Alla fine lo storico incontro tra Kim Jong-un e Donald Trump c’è stato, peccato che si sia esaurito in poco più di una grande photo opportunity i cui effetti a medio termine per il presidente statunitense non sono poi così certi.
Il summit di Singapore è stato probabilmente troppo breve e sbrigativo (è durato dalle 9 alle 14), e con solo una minima parte del pathos che aveva caratterizzato l’incontro tra Kim e il presidente sudcoreano Moon Jae-in lo scorso aprile, perché l’onda lunga delle strette di mano, delle pacche sulle spalle e delle promesse di pace a favore di telecamere riesca ad arrivare fino novembre, per le elezioni di mid term.
Nel comunicato finale ci sono solo dichiarazioni generiche circa l’impegno di Kim alla “completa denuclearizzazione della penisola coreana” e quello di Trump a “garantire la sicurezza della Corea del Nord”, senza ulteriori dettagli. Nessun riferimento alla “denuclearizzazione completa, verificabile e irreversibile”, che per gli Stati Uniti è un punto fermo nelle negoziazioni con la Corea del Nord, né alcun approfondimento su quale tipo di garanzia di sicurezza Washington intende accordare a Kim. Molto meno di quanto ci si aspettasse e nulla rispetto agli impegni, poi disattesi, contenuti nelle dichiarazioni fatte da Pyongyang in passato. In teoria i dettagli saranno discussi in un incontro “da tenersi al più presto” tra il segretario di stato Mike Pompeo e il suo omologo nordcoreano.
Il summit è stato una grande festa di benvenuto nel club nucleare per Pyongyang
Il valore simbolico di questo incontro è innegabile, ma probabilmente l’unico a trarne vantaggio per ora è Kim. Senza dover fare alcuna concessione, il leader nordcoreano ha raggiunto l’obiettivo che suo padre aveva agognato senza successo: sedersi a un tavolo con il leader della più grande potenza mondiale ed essere trattato come suo pari. Come ha detto Beatrice Fihn, la direttrice di Ican, la campagna per l’abolizione delle armi nucleari, premio Nobel per la pace 2017, il summit è stato “una grande festa di benvenuto nel club nucleare” per Pyongyang.

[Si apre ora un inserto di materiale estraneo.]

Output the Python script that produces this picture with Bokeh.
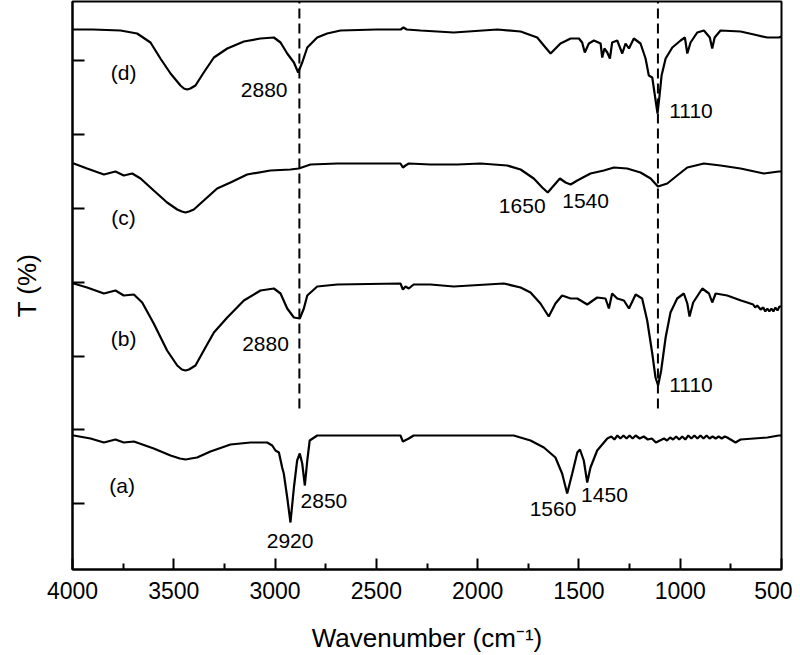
from bokeh.plotting import figure
from bokeh.models import Range1d, FixedTicker
from bokeh.core.properties import value
from bokeh.embed import file_html
from bokeh.resources import INLINE

# ---- data (wavenumber in cm-1, transmittance in arbitrary stacked units) ----
wn_d = [4000, 3994, 3900, 3763, 3681, 3615, 3566, 3516, 3467, 3450, 3434, 3418, 3393, 3352, 3302, 3236, 3154, 3072, 3006, 2973, 2940, 2907, 2886, 2866, 2841, 2792, 2743, 2677, 2500, 2380, 2366, 2350, 2282, 2118, 1903, 1788, 1706, 1665, 1640, 1591, 1541, 1500, 1484, 1471, 1451, 1426, 1393, 1385, 1374, 1360, 1347, 1336, 1311, 1286, 1270, 1253, 1229, 1196, 1171, 1155, 1138, 1125, 1112, 1102, 1092, 1072, 1039, 998, 977, 965, 949, 916, 883, 854, 842, 830, 801, 702, 636, 570, 513, 500]
t_d = [540, 540, 540, 539, 536, 527, 511, 496, 484, 481, 480, 481, 484, 497, 512, 521, 528, 531, 532, 527, 516, 507, 497, 507, 522, 532, 536, 539, 540, 540, 542, 540, 539, 537, 540, 538, 532, 522, 516, 526, 531, 531, 527, 517, 526, 529, 526, 512, 521, 517, 511, 527, 529, 516, 526, 521, 531, 526, 511, 494, 492, 474, 456, 474, 494, 511, 522, 529, 532, 516, 527, 537, 539, 532, 521, 532, 539, 538, 535, 532, 532, 533]

wn_c = [4000, 3994, 3928, 3845, 3788, 3747, 3705, 3664, 3599, 3533, 3483, 3460, 3442, 3425, 3401, 3352, 3286, 3220, 3138, 3023, 2924, 2883, 2825, 2693, 2381, 2369, 2356, 2340, 2233, 2100, 1986, 1854, 1788, 1723, 1681, 1654, 1624, 1594, 1566, 1541, 1508, 1443, 1377, 1327, 1262, 1196, 1146, 1110, 1064, 1015, 965, 883, 801, 702, 587, 513, 500]
t_c = [406, 406, 401, 395, 398, 394, 396, 391, 379, 367, 360, 358, 357, 358, 360, 369, 381, 387, 395, 399, 400, 401, 405, 406, 406, 402, 404, 406, 405, 405, 406, 404, 400, 391, 382, 377, 384, 391, 387, 385, 389, 396, 399, 402, 401, 397, 391, 383, 386, 394, 402, 406, 404, 401, 396, 398, 398]

wn_b = [4000, 3994, 3928, 3845, 3788, 3747, 3697, 3656, 3599, 3533, 3483, 3460, 3442, 3425, 3393, 3352, 3302, 3236, 3154, 3072, 3006, 2973, 2940, 2907, 2878, 2858, 2841, 2792, 2693, 2381, 2369, 2356, 2340, 2316, 2233, 2118, 1871, 1788, 1739, 1690, 1649, 1616, 1583, 1541, 1508, 1459, 1410, 1369, 1352, 1336, 1311, 1278, 1253, 1220, 1188, 1163, 1138, 1122, 1109, 1094, 1072, 1048, 1015, 982, 965, 954, 936, 891, 858, 842, 825, 768, 700, 669, 640, 630, 620, 603, 590, 580, 570, 560, 550, 540, 530, 520, 510, 500]
t_b = [286, 286, 282, 276, 279, 274, 275, 267, 246, 219, 204, 200, 199, 200, 204, 219, 237, 252, 269, 279, 281, 276, 261, 252, 251, 261, 274, 283, 285, 286, 280, 283, 281, 285, 285, 283, 286, 282, 277, 266, 253, 266, 274, 271, 271, 265, 272, 271, 261, 276, 271, 269, 261, 275, 271, 249, 216, 192, 184, 199, 232, 257, 271, 276, 266, 253, 267, 281, 276, 267, 276, 274, 269, 267, 265, 262, 264, 260, 262, 258, 261, 258, 261, 258, 262, 259, 263, 263]

wn_a = [4000, 3994, 3911, 3845, 3788, 3747, 3697, 3599, 3516, 3470, 3442, 3415, 3385, 3319, 3220, 3121, 3039, 3014, 2998, 2981, 2965, 2957, 2940, 2924, 2907, 2891, 2878, 2866, 2853, 2841, 2829, 2792, 2381, 2369, 2340, 2316, 2233, 1822, 1739, 1673, 1616, 1583, 1558, 1533, 1508, 1495, 1476, 1459, 1443, 1410, 1360, 1340, 1325, 1310, 1295, 1280, 1265, 1250, 1235, 1220, 1200, 1180, 1160, 1140, 1120, 1100, 1080, 1065, 1050, 1035, 1020, 1005, 990, 975, 960, 945, 930, 915, 900, 885, 870, 855, 840, 825, 810, 795, 780, 768, 727, 702, 636, 570, 513, 500]
t_a = [134, 134, 131, 127, 130, 127, 128, 121, 114, 111, 110, 111, 112, 118, 125, 127, 127, 124, 119, 117, 102, 96, 72, 47, 82, 109, 116, 106, 84, 109, 129, 134, 134, 128, 131, 134, 134, 134, 129, 122, 112, 96, 76, 96, 117, 120, 109, 87, 102, 119, 131, 133, 130, 134, 131, 134, 131, 134, 131, 134, 131, 133, 130, 131, 127, 129, 131, 129, 132, 130, 133, 130, 133, 130, 134, 131, 134, 131, 134, 131, 134, 131, 133, 131, 133, 131, 133, 132, 127, 130, 131, 132, 134, 134]

# reference lines
ref_wn = [2880, 1110]
ref_t0 = [161, 161]
ref_t1 = [568, 568]

# curve names
name_wn = [3748, 3748, 3748, 3755]
name_t = [497, 352, 231, 84]
name_txt = ["(d)", "(c)", "(b)", "(a)"]

# peak annotations
peak_wn = [3054, 947, 1780, 1467, 3047, 947, 2759, 2926, 1628, 1374]
peak_t = [480, 459, 364, 369, 226, 185, 69, 29, 61, 75]
peak_txt = ["2880", "1110", "1650", "1540", "2880", "1110", "2850", "2920", "1560", "1450"]

x_ticks = [4000, 3500, 3000, 2500, 2000, 1500, 1000, 500]
x_minor = [3750, 3250, 2750, 2250, 1750, 1250, 750]
y_ticks = [66, 140, 213, 287, 361, 435, 509]

FONT = "Liberation Sans"

p = figure(frame_width=709, frame_height=568, min_border_left=72, min_border_right=11,
           min_border_top=1, min_border_bottom=70,
           x_range=Range1d(4000, 500), y_range=Range1d(0, 568),
           output_backend="svg", toolbar_location=None)
p.grid.visible = False
p.outline_line_color = "black"
p.outline_line_width = 2
p.background_fill_color = "white"
p.border_fill_color = "white"

for wn, t in [(wn_a, t_a), (wn_b, t_b), (wn_c, t_c), (wn_d, t_d)]:
    p.line(wn, t, line_color="black", line_width=2.2)

p.segment(x0=ref_wn, y0=ref_t0, x1=ref_wn, y1=ref_t1, line_color="black",
          line_width=2, line_dash="10 5")

p.text(x=name_wn, y=name_t, text=name_txt, text_font=value(FONT), text_font_size="21px",
       text_align="center", text_baseline="middle", text_color="black")
p.text(x=peak_wn, y=peak_t, text=peak_txt, text_font=value(FONT), text_font_size="21px",
       text_align="center", text_baseline="middle", text_color="black")

xa = p.xaxis[0]
xa.ticker = FixedTicker(ticks=x_ticks, minor_ticks=x_minor)
xa.axis_label = "Wavenumber (cm\u207b\u00b9)"
ya = p.yaxis[0]
ya.ticker = FixedTicker(ticks=y_ticks, minor_ticks=[])
ya.major_label_overrides = {t: "" for t in y_ticks}
ya.axis_label = "T (%)"

for ax in (xa, ya):
    ax.axis_line_width = 2
    ax.axis_line_color = "black"
    ax.major_tick_line_width = 2
    ax.minor_tick_line_width = 2
    ax.major_tick_line_color = "black"
    ax.minor_tick_line_color = "black"
    ax.major_tick_out = 0
    ax.minor_tick_out = 0
    ax.major_label_text_font = FONT
    ax.major_label_text_font_size = "23px"
    ax.major_label_text_color = "black"
    ax.axis_label_text_font = FONT
    ax.axis_label_text_font_size = "26px"
    ax.axis_label_text_font_style = "normal"
    ax.axis_label_text_color = "black"

xa.major_tick_in = 11
xa.minor_tick_in = 6
xa.major_label_standoff = 12
xa.axis_label_standoff = 21
ya.major_tick_in = 12
ya.minor_tick_in = 0
ya.major_label_standoff = 0
ya.axis_label_standoff = 31

open("out.html", "w").write(file_html(p, INLINE))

E non è tutto: com’è tipico del suo stile, nella conferenza stampa dopo la chiusura del summit Trump ha aggiunto un po’ di sostanza a un comunicato inconsistente annunciando a sorpresa che sospenderà le esercitazioni militari congiunte con Seoul e aggiungendo che prima o poi dovrà “riportare a casa” i soldati. Peccato però che né il governo sudcoreano né tantomeno le forze armate statunitensi in Corea del Sud erano state informate. Se davvero sarà così, Kim avrà incassato il secondo risultato concreto del vertice con l’ex nemico.

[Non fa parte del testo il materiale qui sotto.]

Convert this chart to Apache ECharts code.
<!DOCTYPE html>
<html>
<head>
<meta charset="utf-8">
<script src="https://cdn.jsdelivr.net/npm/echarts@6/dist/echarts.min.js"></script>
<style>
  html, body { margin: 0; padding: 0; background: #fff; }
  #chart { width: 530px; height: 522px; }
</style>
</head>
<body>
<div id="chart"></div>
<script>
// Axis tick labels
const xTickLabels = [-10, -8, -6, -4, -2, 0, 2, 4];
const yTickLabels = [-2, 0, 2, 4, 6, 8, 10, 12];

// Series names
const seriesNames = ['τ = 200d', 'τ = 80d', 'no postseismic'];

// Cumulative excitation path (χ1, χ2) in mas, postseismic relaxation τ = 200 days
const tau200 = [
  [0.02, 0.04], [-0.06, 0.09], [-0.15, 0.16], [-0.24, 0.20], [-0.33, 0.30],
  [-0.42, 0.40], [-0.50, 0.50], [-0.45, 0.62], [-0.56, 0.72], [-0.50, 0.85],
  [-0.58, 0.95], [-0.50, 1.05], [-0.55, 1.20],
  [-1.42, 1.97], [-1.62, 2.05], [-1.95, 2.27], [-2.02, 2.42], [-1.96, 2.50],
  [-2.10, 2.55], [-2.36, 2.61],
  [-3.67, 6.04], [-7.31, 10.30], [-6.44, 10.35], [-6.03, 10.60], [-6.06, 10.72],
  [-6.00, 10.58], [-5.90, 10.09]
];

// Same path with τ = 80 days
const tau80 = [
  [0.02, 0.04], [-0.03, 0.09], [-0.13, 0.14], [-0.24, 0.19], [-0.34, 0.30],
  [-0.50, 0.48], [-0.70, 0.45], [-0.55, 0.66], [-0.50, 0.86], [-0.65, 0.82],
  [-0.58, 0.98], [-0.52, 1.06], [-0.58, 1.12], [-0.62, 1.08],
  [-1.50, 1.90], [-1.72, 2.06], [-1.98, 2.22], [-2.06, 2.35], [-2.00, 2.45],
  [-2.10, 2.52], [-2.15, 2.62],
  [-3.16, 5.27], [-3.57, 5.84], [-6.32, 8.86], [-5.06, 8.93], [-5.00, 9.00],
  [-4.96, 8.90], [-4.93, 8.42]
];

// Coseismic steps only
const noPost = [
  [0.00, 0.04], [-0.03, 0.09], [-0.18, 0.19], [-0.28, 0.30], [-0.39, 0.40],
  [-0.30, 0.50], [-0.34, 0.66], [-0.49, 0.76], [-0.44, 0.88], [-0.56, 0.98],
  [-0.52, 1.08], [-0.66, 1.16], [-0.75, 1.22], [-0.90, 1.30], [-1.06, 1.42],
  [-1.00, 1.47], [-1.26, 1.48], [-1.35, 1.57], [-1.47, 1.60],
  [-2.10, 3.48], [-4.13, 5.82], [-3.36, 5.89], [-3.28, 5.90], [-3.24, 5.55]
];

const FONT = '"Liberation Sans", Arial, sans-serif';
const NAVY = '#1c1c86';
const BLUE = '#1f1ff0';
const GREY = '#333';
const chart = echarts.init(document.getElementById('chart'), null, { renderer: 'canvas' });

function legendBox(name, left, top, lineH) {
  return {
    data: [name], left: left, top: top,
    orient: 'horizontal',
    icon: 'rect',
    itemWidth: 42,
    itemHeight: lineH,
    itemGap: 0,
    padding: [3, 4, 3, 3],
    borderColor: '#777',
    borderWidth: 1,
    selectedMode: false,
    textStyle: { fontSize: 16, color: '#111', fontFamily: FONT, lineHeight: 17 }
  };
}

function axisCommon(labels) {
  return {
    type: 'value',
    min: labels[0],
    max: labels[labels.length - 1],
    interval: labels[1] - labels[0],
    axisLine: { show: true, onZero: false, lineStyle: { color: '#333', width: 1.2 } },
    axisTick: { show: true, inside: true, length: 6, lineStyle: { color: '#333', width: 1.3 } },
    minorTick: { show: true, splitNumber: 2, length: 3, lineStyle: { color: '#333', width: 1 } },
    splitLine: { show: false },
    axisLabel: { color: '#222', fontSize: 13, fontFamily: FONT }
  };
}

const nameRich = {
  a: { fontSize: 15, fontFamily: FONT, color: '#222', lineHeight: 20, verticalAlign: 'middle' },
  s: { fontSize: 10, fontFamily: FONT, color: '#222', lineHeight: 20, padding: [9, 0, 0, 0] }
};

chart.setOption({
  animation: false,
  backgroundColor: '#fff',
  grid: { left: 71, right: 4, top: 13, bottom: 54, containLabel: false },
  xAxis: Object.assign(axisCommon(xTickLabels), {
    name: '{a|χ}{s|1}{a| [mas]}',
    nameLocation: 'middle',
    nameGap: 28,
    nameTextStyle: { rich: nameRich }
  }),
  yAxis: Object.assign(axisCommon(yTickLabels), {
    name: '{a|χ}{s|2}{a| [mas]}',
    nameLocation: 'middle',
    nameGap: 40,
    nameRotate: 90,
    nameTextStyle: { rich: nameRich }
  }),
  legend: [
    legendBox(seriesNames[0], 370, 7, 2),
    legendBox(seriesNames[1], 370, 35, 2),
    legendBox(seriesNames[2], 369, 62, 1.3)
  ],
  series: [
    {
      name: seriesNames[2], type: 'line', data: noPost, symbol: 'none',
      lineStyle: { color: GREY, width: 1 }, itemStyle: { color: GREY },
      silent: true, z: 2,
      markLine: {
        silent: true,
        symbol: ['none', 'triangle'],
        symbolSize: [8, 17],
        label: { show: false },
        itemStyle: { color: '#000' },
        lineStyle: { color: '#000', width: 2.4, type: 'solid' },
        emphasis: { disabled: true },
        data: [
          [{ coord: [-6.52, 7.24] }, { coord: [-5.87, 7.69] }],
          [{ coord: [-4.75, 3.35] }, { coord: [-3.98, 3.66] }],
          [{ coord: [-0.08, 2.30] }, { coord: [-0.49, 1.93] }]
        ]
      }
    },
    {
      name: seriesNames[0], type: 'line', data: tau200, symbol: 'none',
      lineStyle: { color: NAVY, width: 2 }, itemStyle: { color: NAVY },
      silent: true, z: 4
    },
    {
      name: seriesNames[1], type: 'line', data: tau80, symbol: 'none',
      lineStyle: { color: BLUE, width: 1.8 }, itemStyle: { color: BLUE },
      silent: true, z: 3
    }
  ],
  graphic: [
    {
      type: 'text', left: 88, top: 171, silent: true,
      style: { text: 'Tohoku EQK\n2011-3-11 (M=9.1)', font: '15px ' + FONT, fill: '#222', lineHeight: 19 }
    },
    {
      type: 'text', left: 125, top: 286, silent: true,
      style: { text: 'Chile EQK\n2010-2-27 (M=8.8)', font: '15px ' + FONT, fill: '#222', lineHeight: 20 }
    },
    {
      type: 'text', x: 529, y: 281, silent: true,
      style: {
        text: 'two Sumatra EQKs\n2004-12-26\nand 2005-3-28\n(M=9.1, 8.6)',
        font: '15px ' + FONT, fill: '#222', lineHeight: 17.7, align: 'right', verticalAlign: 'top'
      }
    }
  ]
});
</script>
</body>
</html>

Intanto la Cina, i cui rapporti con Pyongyang sono stati cementati da ben due incontri tra Kim e il presidente Xi Jinping in poco più di un mese, non ha solo espresso soddisfazione per il vertice ma ha anche suggerito la possibilità di alleggerire le sanzioni contro la Corea del Nord. Nell’ultimo anno e mezzo Pechino ha dovuto dimostrare di essere un paese responsabile applicando seriamente le sanzioni votate dal Consiglio di sicurezza dell’Onu contro Pyongyang. Ma nel clima disteso creato dal vertice di Singapore non stupirebbe se la Cina riaprisse i rubinetti, mai davvero chiusi completamente, per dare avvio, già in questa fase di transizione, allo sviluppo economico di cui Kim ha disperatamente bisogno per rimanere al potere.